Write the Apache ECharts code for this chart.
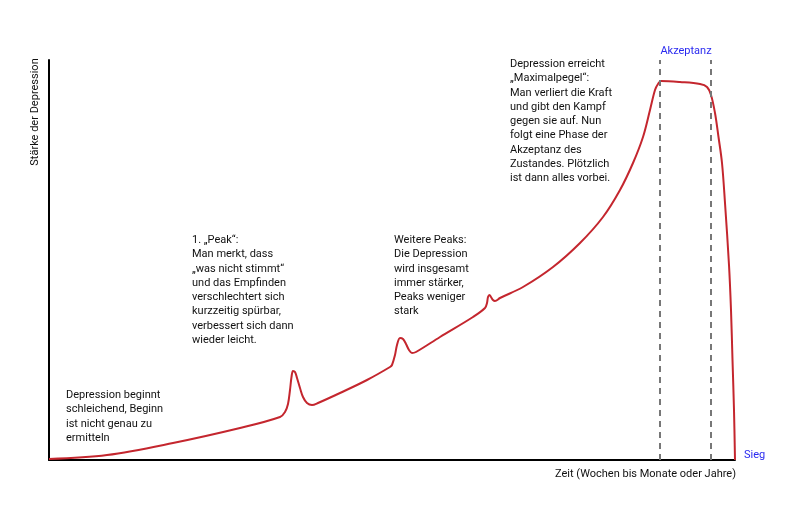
<!DOCTYPE html>
<html>
<head>
<meta charset="utf-8">
<script src="https://cdn.jsdelivr.net/npm/echarts@6/dist/echarts.min.js"></script>
<style>
html,body{margin:0;padding:0;background:#fff;}
#chart{width:800px;height:520px;}
</style>
</head>
<body>
<div id="chart"></div>
<script>
// Verlauf der Kurve (x = Zeit, y = Stärke)
var zeit = [0, 58, 124, 191, 231, 236, 239, 241, 242.5, 244, 246, 248, 251, 254, 258, 263, 269, 291, 318, 341, 343, 346, 348, 351, 354, 357, 360, 363, 367, 391, 424, 436, 438, 439, 440.5, 442, 444, 446, 451, 474, 504, 531, 554, 571, 584, 594, 601, 606, 609, 612, 631, 651, 658, 662, 666, 669.5, 673, 676, 680, 682, 683.5, 685, 686];
var staerke = [1, 5, 17, 32, 43, 48, 56, 70, 83, 89, 88, 82, 72, 63, 57, 55, 57, 67, 80, 93, 95, 105, 115, 122, 121, 116, 110, 107, 108, 123, 143, 152, 157, 163, 165, 163, 160, 159, 162, 173, 193, 217, 243, 270, 297, 323, 350, 370, 376, 379, 378, 376, 373, 365, 347, 323, 297, 257, 195, 150, 100, 50, 0];
var akzeptanzGrenzen = [611, 662];

var texte = [
	{x: 66, y: 388, t: "Depression beginnt\nschleichend, Beginn\nist nicht genau zu\nermitteln"},
	{x: 192, y: 233, t: "1. „Peak“:\nMan merkt, dass\n„was nicht stimmt“\nund das Empfinden\nverschlechtert sich\nkurzzeitig spürbar,\nverbessert sich dann\nwieder leicht."},
	{x: 394, y: 233, t: "Weitere Peaks:\nDie Depression\nwird insgesamt\nimmer stärker,\nPeaks weniger\nstark"},
	{x: 510, y: 57, t: "Depression erreicht\n„Maximalpegel“:\nMan verliert die Kraft\nund gibt den Kampf\ngegen sie auf. Nun\nfolgt eine Phase der\nAkzeptanz des\nZustandes. Plötzlich\nist dann alles vorbei."}
];

var schrift = 'Roboto, sans-serif';
var myChart = echarts.init(document.getElementById("chart"));

var punkte = [];
for (var i = 0; i < zeit.length; i++) {
	punkte.push([zeit[i], staerke[i]]);
}

var grafik = [];
for (var j = 0; j < texte.length; j++) {
	grafik.push({
		type: 'text', left: texte[j].x, top: texte[j].y,
		style: {text: texte[j].t, fill: '#111', font: '11px ' + schrift, lineHeight: 14.3}
	});
}
grafik.push({
	type: 'text', x: 35, y: 112, rotation: Math.PI / 2,
	style: {text: 'Stärke der Depression', fill: '#111', font: '11px ' + schrift, align: 'center', verticalAlign: 'middle'}
});
grafik.push({
	type: 'text', x: 736, y: 474,
	style: {text: 'Zeit (Wochen bis Monate oder Jahre)', fill: '#111', font: '11px ' + schrift, align: 'right', verticalAlign: 'middle'}
});
grafik.push({
	type: 'text', x: 686, y: 51,
	style: {text: 'Akzeptanz', fill: '#2a2af0', font: '11px ' + schrift, align: 'center', verticalAlign: 'middle'}
});
grafik.push({
	type: 'text', x: 744, y: 455,
	style: {text: 'Sieg', fill: '#2a2af0', font: '11px ' + schrift, align: 'left', verticalAlign: 'middle'}
});

var option = {
	animation: false,
	backgroundColor: '#fff',
	grid: {left: 49, right: 65, top: 60, bottom: 60},
	xAxis: {
		type: 'value', min: 0, max: 686,
		axisLine: {show: true, onZero: false, lineStyle: {color: '#000', width: 2}},
		axisTick: {show: false}, axisLabel: {show: false}, splitLine: {show: false}
	},
	yAxis: {
		type: 'value', min: 0, max: 400,
		axisLine: {show: true, onZero: false, lineStyle: {color: '#000', width: 2}},
		axisTick: {show: false}, axisLabel: {show: false}, splitLine: {show: false}
	},
	series: [{
		type: 'line',
		data: punkte,
		smooth: 0.35,
		showSymbol: false,
		lineStyle: {color: '#c4262e', width: 2},
		markLine: {
			silent: true,
			symbol: 'none',
			label: {show: false},
			lineStyle: {color: '#777', type: [6, 5], width: 2},
			data: [{xAxis: akzeptanzGrenzen[0]}, {xAxis: akzeptanzGrenzen[1]}]
		}
	}],
	graphic: grafik
};
myChart.setOption(option);
</script>
</body>
</html>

========================================================================

What is needed => Return only the lines running from the top of the data to the line that holds "var akzeptanzGrenzen = [611, 662];". Include both of those lines, but skip the pictures.

Output below =>
Write the Apache ECharts code for this chart.
<!DOCTYPE html>
<html>
<head>
<meta charset="utf-8">
<script src="https://cdn.jsdelivr.net/npm/echarts@6/dist/echarts.min.js"></script>
<style>
html,body{margin:0;padding:0;background:#fff;}
#chart{width:800px;height:520px;}
</style>
</head>
<body>
<div id="chart"></div>
<script>
// Verlauf der Kurve (x = Zeit, y = Stärke)
var zeit = [0, 58, 124, 191, 231, 236, 239, 241, 242.5, 244, 246, 248, 251, 254, 258, 263, 269, 291, 318, 341, 343, 346, 348, 351, 354, 357, 360, 363, 367, 391, 424, 436, 438, 439, 440.5, 442, 444, 446, 451, 474, 504, 531, 554, 571, 584, 594, 601, 606, 609, 612, 631, 651, 658, 662, 666, 669.5, 673, 676, 680, 682, 683.5, 685, 686];
var staerke = [1, 5, 17, 32, 43, 48, 56, 70, 83, 89, 88, 82, 72, 63, 57, 55, 57, 67, 80, 93, 95, 105, 115, 122, 121, 116, 110, 107, 108, 123, 143, 152, 157, 163, 165, 163, 160, 159, 162, 173, 193, 217, 243, 270, 297, 323, 350, 370, 376, 379, 378, 376, 373, 365, 347, 323, 297, 257, 195, 150, 100, 50, 0];
var akzeptanzGrenzen = [611, 662];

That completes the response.